Cayenne has always been a darling little pony, but tonight, when making her some mush, I thought she looked taller. You know about absence and all that. Well, I can't just a horse's size to save my life, so I pulled out the stick. Yes, Cayenne is 14 hands, and 1/4 inch tall!!! She's a HORSE! When did that happen???
So, she's a bit bonkered up from her trip out east. I don't know what happened, and it doesn't matter. I do know that she says her mouth is sore, her poll is sore, and her hip hurts like hell. Did she get the hell kicked out of her? Did she fall while tied? Did she pull a Cayenne nap when she was at a patience post? In the end, it doesn't matter. My baby is home.

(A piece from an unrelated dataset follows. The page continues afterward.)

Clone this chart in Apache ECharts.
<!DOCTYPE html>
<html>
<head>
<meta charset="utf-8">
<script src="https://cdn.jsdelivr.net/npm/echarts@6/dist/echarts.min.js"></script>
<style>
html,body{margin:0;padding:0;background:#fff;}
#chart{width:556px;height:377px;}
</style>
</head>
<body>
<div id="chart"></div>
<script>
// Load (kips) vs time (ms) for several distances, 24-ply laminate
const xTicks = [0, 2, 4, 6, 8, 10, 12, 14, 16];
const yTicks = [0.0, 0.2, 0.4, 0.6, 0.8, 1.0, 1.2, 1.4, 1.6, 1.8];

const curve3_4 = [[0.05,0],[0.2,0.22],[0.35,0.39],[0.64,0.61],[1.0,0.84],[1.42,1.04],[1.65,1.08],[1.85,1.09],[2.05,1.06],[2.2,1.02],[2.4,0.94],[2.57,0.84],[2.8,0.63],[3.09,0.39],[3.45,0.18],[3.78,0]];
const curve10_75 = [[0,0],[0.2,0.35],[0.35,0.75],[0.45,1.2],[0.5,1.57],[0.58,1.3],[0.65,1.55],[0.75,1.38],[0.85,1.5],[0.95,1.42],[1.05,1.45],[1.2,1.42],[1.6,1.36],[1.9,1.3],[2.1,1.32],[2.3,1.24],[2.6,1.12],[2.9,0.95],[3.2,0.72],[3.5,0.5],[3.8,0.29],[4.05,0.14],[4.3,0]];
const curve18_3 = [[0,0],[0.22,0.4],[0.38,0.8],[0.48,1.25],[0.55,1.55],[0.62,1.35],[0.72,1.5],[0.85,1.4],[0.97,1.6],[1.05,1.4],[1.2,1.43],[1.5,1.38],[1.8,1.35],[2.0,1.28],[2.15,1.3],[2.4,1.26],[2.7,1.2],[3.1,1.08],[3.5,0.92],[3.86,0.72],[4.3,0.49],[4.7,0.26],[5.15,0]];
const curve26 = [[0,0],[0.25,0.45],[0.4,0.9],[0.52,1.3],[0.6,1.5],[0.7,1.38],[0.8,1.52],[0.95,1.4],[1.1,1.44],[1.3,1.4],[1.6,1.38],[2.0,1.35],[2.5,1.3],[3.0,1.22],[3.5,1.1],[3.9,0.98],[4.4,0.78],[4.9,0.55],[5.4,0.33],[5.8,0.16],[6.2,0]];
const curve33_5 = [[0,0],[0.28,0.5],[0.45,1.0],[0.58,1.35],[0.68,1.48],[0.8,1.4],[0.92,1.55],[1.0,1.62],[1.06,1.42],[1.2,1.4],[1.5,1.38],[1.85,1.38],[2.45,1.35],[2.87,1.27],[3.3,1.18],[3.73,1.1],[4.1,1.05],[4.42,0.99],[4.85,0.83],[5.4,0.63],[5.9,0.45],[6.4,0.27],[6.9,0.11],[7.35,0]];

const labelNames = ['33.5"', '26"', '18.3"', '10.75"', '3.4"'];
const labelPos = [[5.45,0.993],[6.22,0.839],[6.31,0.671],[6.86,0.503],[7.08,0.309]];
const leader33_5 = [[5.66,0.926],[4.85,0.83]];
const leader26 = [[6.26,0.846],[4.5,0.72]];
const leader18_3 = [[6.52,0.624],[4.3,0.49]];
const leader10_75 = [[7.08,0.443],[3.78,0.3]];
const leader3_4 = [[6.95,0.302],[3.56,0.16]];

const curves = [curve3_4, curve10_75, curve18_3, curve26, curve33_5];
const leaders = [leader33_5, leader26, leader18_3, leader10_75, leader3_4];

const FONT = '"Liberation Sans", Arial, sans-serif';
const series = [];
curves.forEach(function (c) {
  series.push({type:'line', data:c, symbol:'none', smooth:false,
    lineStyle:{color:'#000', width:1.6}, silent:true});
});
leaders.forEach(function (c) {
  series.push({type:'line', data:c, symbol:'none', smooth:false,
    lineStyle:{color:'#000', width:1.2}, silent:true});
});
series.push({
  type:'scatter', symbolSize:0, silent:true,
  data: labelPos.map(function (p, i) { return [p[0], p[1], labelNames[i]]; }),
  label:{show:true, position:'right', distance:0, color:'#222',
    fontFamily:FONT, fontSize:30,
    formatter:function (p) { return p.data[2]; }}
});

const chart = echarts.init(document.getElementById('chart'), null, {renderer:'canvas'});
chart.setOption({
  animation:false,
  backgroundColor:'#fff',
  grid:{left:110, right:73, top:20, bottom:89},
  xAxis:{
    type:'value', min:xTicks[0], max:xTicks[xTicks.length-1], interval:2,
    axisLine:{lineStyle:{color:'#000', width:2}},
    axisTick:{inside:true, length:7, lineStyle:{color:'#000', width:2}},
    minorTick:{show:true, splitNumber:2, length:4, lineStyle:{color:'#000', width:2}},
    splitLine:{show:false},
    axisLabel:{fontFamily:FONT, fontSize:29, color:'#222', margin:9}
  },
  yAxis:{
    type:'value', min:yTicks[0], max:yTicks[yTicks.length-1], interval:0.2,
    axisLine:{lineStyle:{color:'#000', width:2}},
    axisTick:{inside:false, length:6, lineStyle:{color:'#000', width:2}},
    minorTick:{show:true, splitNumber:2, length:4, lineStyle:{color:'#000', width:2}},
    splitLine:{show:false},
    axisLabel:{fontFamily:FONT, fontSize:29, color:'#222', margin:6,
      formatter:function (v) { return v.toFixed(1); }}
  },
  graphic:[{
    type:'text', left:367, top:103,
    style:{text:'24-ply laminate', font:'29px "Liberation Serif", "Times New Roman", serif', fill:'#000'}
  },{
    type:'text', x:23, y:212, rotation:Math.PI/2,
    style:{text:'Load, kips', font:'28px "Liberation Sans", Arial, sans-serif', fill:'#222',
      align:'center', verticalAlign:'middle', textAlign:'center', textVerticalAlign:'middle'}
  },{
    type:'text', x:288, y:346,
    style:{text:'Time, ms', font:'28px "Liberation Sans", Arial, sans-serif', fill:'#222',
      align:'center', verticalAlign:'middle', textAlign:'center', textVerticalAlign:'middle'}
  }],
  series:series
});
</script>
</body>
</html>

I had missed her little murmers to me at feeding time. Oh how she loves the bucket - it's her mother after all. I missed having a nice "pasture rider" for myself, since Poko can't hang in the pasture any more. I realized that I need a nice small moving quarter type horse.... the day after she left. So I can't tell you how nice it is to know that she is home, she is safe, and she will never be sold into some place I can't control again.

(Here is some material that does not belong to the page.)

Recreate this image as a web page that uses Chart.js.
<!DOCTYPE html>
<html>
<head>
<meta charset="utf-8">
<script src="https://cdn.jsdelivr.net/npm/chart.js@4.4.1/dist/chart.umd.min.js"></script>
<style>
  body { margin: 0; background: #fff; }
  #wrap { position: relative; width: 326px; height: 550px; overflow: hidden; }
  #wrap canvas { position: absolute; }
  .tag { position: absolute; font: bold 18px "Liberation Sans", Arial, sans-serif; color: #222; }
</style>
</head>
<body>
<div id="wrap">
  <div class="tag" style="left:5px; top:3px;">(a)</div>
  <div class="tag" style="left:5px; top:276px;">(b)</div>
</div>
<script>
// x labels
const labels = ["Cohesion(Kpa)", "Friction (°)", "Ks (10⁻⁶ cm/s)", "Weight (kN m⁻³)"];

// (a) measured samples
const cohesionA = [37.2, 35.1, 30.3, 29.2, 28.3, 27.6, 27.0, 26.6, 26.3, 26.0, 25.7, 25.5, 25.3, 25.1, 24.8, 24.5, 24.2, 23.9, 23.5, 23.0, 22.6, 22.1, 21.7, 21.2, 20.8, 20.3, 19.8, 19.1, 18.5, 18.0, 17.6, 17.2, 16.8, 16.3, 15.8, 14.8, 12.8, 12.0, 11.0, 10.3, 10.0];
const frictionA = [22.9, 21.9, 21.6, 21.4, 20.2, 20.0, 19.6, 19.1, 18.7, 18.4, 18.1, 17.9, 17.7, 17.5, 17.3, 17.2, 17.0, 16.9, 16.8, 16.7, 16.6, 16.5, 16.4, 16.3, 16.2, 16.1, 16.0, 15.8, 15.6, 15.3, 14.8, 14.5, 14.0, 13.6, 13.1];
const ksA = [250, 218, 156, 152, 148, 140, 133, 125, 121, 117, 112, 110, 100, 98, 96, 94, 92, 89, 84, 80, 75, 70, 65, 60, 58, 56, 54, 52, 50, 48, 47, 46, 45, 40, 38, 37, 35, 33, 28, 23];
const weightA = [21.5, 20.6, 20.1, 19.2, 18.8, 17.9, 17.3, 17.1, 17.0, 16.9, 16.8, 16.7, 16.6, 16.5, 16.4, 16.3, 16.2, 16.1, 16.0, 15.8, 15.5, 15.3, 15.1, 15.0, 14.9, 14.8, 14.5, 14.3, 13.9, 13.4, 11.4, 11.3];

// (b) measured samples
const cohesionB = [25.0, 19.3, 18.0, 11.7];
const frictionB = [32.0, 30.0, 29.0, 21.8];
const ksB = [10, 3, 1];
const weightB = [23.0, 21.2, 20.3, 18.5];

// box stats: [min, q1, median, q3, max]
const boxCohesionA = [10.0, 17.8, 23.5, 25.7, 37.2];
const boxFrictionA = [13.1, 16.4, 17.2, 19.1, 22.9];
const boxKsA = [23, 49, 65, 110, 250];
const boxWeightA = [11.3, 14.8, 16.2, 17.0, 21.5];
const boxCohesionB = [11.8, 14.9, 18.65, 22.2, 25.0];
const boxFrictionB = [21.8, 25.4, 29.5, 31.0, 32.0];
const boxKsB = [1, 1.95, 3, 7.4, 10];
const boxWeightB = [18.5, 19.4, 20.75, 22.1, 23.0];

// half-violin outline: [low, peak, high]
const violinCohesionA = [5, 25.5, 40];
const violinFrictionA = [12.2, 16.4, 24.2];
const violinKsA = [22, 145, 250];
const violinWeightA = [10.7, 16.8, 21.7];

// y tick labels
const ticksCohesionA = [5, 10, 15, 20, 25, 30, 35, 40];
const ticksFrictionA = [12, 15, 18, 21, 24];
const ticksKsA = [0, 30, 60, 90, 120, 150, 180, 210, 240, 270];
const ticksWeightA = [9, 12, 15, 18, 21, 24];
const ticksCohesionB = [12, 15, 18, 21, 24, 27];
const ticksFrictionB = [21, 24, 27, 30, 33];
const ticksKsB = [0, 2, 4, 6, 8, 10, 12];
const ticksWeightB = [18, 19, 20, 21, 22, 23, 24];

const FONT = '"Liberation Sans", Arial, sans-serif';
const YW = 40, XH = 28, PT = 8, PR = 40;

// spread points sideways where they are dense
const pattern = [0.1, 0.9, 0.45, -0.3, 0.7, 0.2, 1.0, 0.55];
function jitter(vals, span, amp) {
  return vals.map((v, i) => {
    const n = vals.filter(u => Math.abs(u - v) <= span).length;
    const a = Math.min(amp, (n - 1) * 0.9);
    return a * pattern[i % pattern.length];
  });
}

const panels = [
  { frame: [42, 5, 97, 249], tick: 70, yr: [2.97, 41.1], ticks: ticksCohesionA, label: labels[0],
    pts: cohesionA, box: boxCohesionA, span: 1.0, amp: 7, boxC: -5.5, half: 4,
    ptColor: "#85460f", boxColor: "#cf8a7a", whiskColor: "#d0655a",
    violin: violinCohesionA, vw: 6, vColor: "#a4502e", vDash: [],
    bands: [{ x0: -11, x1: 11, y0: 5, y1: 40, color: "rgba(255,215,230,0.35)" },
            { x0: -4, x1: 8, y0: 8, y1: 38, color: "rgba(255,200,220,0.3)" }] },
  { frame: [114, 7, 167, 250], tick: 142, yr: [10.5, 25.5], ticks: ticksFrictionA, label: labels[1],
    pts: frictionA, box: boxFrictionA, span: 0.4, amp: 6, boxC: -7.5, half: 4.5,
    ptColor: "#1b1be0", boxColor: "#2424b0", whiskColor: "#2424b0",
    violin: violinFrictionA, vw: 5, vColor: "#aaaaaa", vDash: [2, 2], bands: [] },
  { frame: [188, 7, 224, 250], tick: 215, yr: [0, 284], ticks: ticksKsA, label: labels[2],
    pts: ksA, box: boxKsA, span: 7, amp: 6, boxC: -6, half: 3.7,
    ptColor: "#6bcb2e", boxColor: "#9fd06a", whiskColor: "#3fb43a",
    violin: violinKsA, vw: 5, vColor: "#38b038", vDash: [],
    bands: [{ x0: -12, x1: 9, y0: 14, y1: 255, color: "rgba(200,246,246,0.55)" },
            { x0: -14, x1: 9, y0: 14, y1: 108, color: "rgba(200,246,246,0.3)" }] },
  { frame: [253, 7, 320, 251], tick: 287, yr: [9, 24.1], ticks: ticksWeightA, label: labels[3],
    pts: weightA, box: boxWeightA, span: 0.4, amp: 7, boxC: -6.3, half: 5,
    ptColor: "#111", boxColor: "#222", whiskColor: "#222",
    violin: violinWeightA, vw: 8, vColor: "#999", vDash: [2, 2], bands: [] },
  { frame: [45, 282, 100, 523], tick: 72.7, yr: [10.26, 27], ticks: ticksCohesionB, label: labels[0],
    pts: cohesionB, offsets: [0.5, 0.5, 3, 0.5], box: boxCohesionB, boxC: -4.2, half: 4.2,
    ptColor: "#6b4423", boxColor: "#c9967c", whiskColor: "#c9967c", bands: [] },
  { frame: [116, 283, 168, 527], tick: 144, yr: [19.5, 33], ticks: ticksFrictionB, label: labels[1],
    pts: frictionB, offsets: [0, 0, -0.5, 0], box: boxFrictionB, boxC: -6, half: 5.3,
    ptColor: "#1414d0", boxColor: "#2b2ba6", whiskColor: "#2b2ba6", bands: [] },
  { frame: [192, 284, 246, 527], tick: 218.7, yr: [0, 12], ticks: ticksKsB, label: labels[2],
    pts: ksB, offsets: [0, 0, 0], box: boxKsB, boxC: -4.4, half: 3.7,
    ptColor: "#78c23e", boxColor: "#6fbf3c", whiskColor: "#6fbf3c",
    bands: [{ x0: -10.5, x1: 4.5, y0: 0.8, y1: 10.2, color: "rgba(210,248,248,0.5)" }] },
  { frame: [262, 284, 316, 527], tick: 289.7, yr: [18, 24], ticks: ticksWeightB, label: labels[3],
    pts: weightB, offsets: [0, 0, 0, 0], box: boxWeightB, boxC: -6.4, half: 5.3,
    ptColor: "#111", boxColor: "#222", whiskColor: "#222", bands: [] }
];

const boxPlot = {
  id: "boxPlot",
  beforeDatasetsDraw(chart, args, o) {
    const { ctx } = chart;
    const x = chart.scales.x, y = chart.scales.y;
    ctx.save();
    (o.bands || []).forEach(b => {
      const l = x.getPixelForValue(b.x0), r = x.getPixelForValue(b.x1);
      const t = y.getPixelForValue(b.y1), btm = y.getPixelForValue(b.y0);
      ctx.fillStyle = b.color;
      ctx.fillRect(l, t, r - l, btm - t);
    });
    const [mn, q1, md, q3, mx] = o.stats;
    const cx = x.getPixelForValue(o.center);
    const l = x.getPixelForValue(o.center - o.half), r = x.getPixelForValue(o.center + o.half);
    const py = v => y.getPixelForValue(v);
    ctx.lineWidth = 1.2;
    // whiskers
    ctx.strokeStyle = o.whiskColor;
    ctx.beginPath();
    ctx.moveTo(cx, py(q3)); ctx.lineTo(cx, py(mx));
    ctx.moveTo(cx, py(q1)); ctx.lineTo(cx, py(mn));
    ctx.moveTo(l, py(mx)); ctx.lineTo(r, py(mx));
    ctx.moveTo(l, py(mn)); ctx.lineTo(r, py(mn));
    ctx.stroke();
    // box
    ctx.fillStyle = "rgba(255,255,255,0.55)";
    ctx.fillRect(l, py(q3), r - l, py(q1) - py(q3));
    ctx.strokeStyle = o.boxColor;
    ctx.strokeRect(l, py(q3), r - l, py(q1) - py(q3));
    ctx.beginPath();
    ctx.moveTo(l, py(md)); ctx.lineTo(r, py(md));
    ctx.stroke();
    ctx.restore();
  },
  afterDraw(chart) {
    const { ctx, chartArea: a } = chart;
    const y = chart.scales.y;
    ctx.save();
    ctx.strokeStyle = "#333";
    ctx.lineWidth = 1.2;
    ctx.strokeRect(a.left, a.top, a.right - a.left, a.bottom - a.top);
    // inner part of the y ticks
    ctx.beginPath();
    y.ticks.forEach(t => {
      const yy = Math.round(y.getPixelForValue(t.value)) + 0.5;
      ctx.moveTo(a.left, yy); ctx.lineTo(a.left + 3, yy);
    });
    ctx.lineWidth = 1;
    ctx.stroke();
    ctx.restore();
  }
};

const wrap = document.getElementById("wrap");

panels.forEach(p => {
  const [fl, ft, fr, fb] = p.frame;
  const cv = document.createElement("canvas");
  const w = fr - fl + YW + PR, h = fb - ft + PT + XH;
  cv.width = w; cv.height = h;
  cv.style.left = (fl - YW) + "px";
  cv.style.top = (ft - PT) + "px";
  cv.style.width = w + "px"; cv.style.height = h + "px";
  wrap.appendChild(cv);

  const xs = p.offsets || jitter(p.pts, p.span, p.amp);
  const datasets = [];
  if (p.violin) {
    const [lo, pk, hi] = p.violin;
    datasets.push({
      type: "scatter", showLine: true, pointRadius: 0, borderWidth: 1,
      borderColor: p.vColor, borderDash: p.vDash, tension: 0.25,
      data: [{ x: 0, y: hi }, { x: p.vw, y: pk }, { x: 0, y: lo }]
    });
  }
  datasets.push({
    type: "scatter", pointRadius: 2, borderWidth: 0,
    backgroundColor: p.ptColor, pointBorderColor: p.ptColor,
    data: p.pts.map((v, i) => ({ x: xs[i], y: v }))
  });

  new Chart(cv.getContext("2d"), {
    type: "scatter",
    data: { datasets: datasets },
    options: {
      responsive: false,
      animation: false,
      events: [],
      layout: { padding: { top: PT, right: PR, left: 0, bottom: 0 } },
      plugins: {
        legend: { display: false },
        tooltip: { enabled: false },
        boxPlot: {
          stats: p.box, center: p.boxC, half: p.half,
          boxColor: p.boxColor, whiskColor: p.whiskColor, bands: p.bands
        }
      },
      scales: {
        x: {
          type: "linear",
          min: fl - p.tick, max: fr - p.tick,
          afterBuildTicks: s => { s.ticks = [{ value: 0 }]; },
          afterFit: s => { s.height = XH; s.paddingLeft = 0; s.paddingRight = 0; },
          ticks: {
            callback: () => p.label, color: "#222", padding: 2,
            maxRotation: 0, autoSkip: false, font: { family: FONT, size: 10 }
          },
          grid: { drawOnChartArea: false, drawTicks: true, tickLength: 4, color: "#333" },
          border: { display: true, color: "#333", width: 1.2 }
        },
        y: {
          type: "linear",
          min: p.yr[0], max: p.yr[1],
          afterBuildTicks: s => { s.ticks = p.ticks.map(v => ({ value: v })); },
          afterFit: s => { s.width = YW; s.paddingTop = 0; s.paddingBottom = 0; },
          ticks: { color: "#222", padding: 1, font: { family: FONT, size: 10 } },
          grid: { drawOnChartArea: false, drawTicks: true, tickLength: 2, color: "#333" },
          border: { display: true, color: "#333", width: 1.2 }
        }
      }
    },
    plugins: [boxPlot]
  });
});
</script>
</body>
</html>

And then there are my fear issues. Oh they are still here. They come, and they go, but for the most part I just deal with it. Some one earlier mentioned the "give it time" comments. I actually think there is some plausibility to this, but not as the sayer thinks. I have found that the best way to address my fears, is to acknowledge my fears.
I trust my horse when I think I can, and I move out of the way when I don't feel right. If that means I am running screaming from sweet darling Boo, well that is just what I do. If people don't like it, then they don't have to be around me.

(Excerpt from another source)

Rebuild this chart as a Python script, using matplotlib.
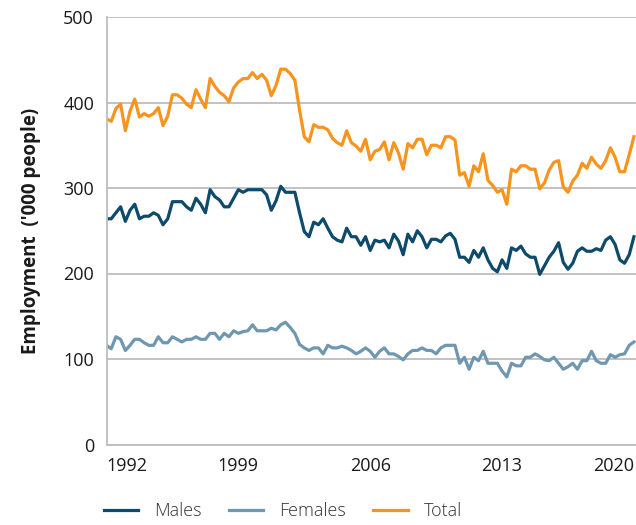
import numpy as np
from matplotlib import pyplot as plt

# quarterly employment, '000 people, 1992 to 2020
males = [264,264,271,278,261,274,281,264,267,267,271,268,257,264,284,284,284,278,
         274,288,281,271,298,290,286,278,278,288,298,295,298,298,298,298,292,274,
         285,
         302,295,295,295,271,249,243,260,257,264,253,243,239,237,253,243,243,233,
         243,227,239,237,239,230,246,238,222,246,237,250,243,230,240,240,237,244,247,
         240,219,219,213,227,219,230,216,206,202,216,206,230,227,232,223,219,219,199,
         209,219,226,236,213,205,212,226,230,226,226,229,227,239,243,234,216,212,222,243]
females = [116,112,126,123,110,116,123,123,119,116,116,126,119,119,126,123,120,123,
           123,126,123,123,130,130,123,130,126,133,130,132,133,140,133,133,133,136,
           134,
           140,143,137,130,117,113,110,113,113,106,116,113,113,115,113,110,106,109,
           113,109,102,109,113,106,106,103,99,106,110,110,113,110,110,106,113,116,116,
           116,95,102,88,102,98,109,95,95,95,86,79,95,92,92,102,102,106,103,99,98,102,
           95,88,91,95,88,98,98,109,98,95,95,105,102,105,106,116,120]
total = [381,378,393,398,367,390,404,383,387,384,387,394,373,384,409,409,405,398,
         394,415,404,394,428,419,412,408,401,417,424,428,428,435,428,433,426,408,
         420,
         439,439,434,426,391,360,354,374,371,371,368,358,353,350,367,353,349,343,
         357,333,343,345,354,333,353,341,322,352,347,357,357,339,350,350,347,360,360,
         356,315,318,302,326,319,340,309,303,295,298,281,322,319,326,326,322,322,299,
         306,321,330,332,301,295,308,315,329,323,336,328,323,332,347,336,319,319,339,360]
tick_years = [1992, 1999, 2006, 2013, 2020]

t = 1992 + np.arange(len(total)) / 4

plt.rcParams['font.family'] = ['Open Sans', 'DejaVu Sans']

fig = plt.figure(figsize=(6.36, 5.25), dpi=100)
ax = fig.add_axes([106.5/636, 80.5/525, 1 - 106.5/636, 427.5/525])

ax.plot(t, males, color='#0d4a6c', lw=2.3, label='Males')
ax.plot(t, females, color='#6f98b0', lw=2.3, label='Females')
ax.plot(t, total, color='#f7941d', lw=2.3, label='Total')

ax.set_xlim(1992, 2020.11)
ax.set_ylim(0, 500)
ax.set_yticks(range(0, 501, 100))
ax.set_xticks(tick_years)
ax.set_xticklabels([str(y) for y in tick_years])
lbls = ax.get_xticklabels()
lbls[0].set_ha('left')
lbls[-1].set_ha('right')

ax.grid(axis='y', color='#bdbdbd', linewidth=1.3)
ax.set_axisbelow(True)
for s in ['top', 'right']:
    ax.spines[s].set_visible(False)
for s in ['left', 'bottom']:
    ax.spines[s].set_color('#bdbdbd')
    ax.spines[s].set_linewidth(1.3)
ax.tick_params(length=0, labelsize=13, colors='#1a1a1a', pad=9)
ax.tick_params(axis='x', pad=9)

ax.set_ylabel("Employment  ('000 people)", fontsize=13.5, fontweight='bold',
              color='#1a1a1a', labelpad=16)

leg = fig.legend(loc='lower center', bbox_to_anchor=(0.445, -0.022), ncol=3,
                 frameon=False, fontsize=13, handlelength=1.9, handletextpad=0.9,
                 columnspacing=1.5)
for txt in leg.get_texts():
    txt.set_fontweight('light')
    txt.set_color('#333333')

fig.savefig('out.png', dpi=100)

Every time I have tried to push myself to get over it, I regress. It's usually not pretty, and a lot of times it has tears and snot involved. Hey, I got kicked in the head, it's not exactly a fun thing I want to repeat! My mother always said "better safe then sorry" and I believe her. Also, it seems that having some one near me do something gives me courage. Jae can pick up that horse's feet, so I can too... lemme try. Mom just rode that horse at a canter today, so let me try. Kris just, Leah just, Rachel just, Amy just...... I'm surrounded by examples of just a little thing that I can suddenly do because I saw some one else just do it. Maybe it's brushing a horse's tail.... pulled over to its ribs, but brush it I did! I take pride in those accomplishments, because to ME they are a big step.
Tonight, I vented publicly. I stressed, I whined, and I let it out there. It feels kinda good to do that every once in a while. And do you know what happened? My friends and family rushed in with support. A coffee at my desk here, a shoulder there, a chat on facebook that made me smile, tons of texts, and a phone call saying "here's the bush, and there's the bear". Something I thought would be a minor scrolling bit of text in the virtual world ended up being a warm and fuzzy virtual hug.
The best part.... I heard the words I needed to: "We understand, you're not alone. We're with you."
I am going to keep doing what I'm doing. I always try to learn from my bad days and my mistakes. And I'm going to be realistic about my business. None of those things are shocking to any one that knows me. I don't think I could give up horses completely if I wanted to. I do always think so long and hard about breeding, and I try to sell only to the best of homes.
I also feel that it doesn't matter WHY a horse doesn't work out, I only need to get my horsey home. If I lose money, then it's only money. A life is always more precious. And some how, the money follows the good intentions. I mean, I do horses for a living! It's been said that can't be done, and yet I do it month after month. Oh there are heart breaks and wonders, but it's something that is more then a job. I think the biggest reason why I can make a profit in horses is because I try so hard to be honest. Maybe I'm wrong some times, but I do not lie about it!
And yes, I really am this much of an optimist at the end of the day. I just whine and moan in the middles.